▶ _Request_:
Sort through the entries below and pull out lines containing the word "document".

▶ _Exercise materials_:
********************

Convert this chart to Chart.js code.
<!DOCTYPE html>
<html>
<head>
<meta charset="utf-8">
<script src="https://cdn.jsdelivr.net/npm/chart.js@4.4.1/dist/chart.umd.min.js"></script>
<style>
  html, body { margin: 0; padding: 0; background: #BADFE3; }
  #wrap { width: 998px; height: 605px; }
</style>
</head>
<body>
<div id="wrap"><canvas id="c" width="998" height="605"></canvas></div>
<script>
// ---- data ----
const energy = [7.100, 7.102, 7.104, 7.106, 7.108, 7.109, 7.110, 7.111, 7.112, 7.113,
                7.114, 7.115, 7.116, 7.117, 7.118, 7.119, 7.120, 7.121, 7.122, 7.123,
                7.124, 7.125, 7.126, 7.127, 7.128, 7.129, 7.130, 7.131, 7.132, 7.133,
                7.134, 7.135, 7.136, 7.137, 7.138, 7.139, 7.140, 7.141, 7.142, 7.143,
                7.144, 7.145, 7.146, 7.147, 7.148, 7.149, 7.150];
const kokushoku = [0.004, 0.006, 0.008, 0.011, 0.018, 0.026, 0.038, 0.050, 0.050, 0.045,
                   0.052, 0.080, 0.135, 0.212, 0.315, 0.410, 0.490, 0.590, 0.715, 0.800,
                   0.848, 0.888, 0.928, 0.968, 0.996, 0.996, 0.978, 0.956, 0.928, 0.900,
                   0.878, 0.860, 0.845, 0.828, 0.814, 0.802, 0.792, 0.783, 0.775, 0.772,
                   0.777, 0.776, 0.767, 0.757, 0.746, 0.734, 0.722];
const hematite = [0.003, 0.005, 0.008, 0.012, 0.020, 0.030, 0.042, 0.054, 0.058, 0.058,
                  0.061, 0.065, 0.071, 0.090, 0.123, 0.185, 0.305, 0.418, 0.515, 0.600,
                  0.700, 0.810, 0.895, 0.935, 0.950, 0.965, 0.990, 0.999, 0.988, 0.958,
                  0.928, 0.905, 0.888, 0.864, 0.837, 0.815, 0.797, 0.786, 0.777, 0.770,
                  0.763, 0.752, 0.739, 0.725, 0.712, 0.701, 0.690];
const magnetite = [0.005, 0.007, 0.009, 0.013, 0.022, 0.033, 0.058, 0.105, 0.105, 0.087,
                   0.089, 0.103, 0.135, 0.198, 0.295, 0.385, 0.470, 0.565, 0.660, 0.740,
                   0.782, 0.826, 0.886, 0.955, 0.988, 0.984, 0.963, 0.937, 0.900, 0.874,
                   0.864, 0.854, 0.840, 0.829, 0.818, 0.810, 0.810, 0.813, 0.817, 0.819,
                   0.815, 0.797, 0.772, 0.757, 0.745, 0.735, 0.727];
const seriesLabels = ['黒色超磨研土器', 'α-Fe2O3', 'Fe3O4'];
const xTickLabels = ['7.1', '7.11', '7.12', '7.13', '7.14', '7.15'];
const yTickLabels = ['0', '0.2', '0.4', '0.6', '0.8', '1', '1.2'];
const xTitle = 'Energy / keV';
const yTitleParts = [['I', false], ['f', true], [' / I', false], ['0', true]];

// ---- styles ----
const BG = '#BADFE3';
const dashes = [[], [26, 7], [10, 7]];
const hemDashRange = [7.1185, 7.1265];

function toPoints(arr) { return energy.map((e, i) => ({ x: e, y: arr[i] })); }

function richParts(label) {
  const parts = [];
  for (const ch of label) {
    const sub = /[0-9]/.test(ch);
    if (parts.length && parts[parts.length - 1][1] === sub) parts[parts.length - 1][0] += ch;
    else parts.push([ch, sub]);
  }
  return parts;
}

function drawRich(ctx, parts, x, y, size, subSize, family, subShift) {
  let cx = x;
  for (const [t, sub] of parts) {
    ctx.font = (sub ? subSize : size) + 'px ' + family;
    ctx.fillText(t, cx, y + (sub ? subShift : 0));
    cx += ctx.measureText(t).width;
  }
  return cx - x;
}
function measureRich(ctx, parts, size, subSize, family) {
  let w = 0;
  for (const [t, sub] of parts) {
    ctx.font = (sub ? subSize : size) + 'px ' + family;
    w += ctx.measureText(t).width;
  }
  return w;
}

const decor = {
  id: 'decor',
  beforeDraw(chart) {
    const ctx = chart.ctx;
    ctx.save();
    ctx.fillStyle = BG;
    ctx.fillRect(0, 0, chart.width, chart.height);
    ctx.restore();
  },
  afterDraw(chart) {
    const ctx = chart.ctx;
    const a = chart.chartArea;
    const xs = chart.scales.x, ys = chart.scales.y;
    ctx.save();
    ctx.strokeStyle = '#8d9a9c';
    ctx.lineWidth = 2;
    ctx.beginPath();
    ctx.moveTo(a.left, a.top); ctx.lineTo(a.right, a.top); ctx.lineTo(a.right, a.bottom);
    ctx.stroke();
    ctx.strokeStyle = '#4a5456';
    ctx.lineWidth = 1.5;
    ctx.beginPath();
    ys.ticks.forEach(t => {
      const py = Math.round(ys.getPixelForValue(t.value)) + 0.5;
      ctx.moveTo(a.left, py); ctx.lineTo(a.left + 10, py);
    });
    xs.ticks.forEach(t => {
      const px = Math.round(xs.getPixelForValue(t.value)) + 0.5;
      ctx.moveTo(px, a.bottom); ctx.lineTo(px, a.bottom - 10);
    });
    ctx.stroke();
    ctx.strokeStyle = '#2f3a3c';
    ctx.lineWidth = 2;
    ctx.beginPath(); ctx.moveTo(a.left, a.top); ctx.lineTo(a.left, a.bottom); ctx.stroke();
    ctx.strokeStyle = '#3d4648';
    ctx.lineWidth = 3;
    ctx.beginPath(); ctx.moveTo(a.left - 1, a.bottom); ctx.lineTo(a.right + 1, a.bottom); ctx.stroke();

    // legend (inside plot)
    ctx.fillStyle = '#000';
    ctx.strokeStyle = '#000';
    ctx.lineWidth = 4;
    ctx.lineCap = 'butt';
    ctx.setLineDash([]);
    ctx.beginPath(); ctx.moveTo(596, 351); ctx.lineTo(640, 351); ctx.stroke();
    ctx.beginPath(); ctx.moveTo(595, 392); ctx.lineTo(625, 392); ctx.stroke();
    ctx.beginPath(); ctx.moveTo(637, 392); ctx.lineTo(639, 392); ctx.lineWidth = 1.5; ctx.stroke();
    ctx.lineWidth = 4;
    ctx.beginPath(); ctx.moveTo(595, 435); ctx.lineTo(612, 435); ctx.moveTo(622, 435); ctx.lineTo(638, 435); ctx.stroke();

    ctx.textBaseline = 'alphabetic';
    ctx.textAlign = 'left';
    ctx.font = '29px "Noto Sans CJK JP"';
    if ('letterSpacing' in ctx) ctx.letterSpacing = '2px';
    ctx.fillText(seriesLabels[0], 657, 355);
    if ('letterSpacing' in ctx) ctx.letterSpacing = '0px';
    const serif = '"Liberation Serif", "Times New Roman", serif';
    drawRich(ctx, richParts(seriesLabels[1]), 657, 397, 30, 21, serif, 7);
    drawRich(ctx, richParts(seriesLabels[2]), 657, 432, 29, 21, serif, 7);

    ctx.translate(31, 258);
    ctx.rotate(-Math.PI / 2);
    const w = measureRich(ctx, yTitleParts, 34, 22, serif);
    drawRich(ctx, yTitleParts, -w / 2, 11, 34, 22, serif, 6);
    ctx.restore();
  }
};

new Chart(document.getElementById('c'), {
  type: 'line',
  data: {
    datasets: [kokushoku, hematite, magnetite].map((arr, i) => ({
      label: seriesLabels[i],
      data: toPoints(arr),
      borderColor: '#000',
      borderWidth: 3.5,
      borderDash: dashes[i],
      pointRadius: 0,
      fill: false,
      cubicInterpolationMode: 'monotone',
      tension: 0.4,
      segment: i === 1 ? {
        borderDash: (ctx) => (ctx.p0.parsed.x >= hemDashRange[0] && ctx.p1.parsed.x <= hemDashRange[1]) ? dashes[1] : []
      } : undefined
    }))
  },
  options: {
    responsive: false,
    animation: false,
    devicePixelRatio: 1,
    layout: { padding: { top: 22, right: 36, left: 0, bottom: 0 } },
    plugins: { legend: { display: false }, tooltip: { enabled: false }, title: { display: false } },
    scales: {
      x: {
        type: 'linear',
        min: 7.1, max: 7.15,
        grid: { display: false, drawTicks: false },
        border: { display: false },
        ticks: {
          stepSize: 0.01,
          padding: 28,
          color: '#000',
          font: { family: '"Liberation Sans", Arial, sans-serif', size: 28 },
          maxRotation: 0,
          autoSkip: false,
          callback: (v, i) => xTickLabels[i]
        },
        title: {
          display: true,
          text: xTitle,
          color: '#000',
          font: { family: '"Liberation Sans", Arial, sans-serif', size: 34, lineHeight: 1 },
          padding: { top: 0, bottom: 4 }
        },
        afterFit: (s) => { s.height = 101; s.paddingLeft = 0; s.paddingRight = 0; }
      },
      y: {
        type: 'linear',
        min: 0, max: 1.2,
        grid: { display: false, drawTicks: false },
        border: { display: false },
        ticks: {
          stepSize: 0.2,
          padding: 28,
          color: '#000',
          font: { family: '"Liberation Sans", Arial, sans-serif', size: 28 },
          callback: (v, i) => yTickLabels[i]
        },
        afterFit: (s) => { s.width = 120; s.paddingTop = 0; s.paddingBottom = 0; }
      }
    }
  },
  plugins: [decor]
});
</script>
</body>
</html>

********************

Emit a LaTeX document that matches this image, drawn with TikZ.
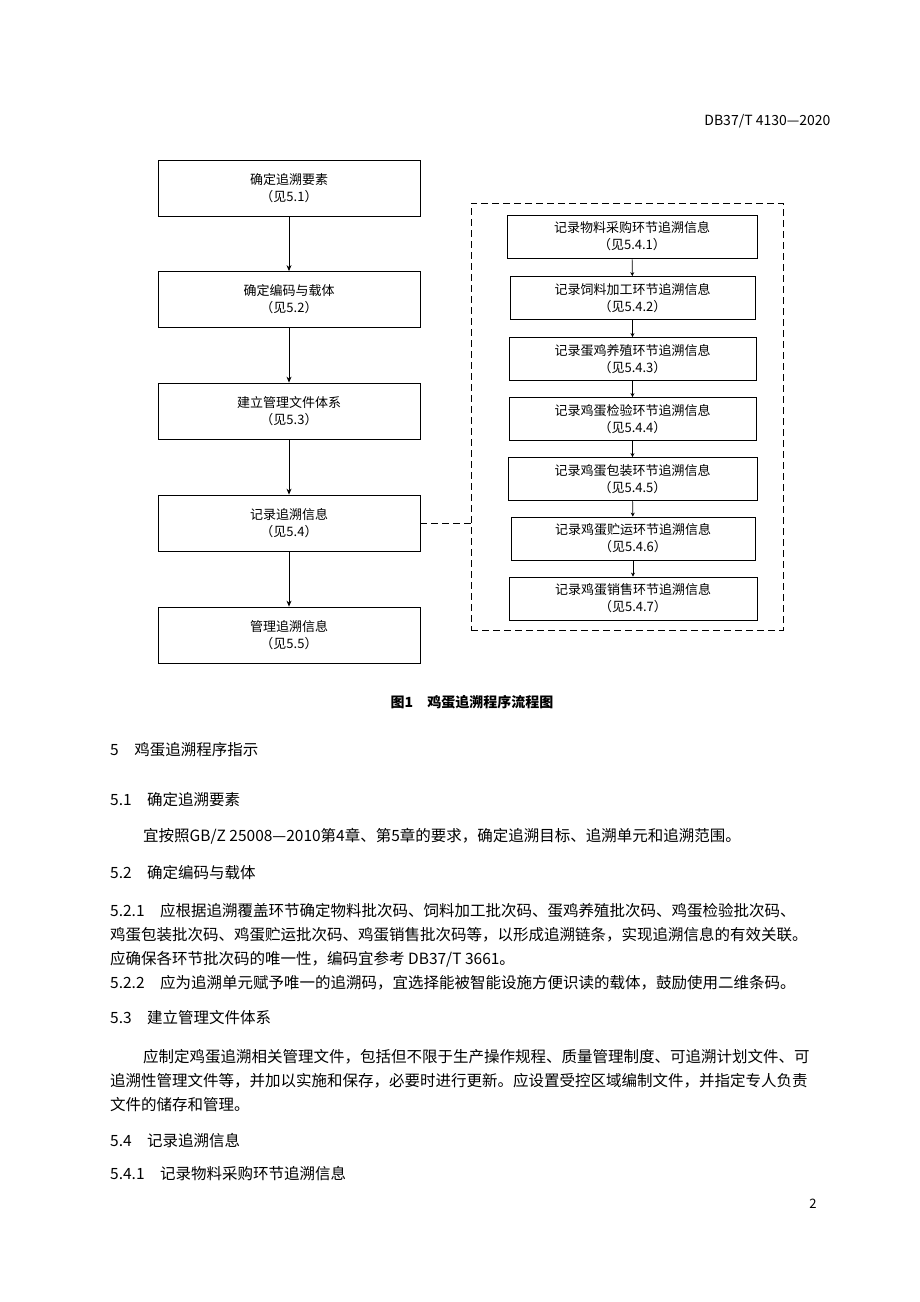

********************

▶ _Correct answer_:
new Chart(document.getElementById('c'), {
Emit a LaTeX document that matches this image, drawn with TikZ.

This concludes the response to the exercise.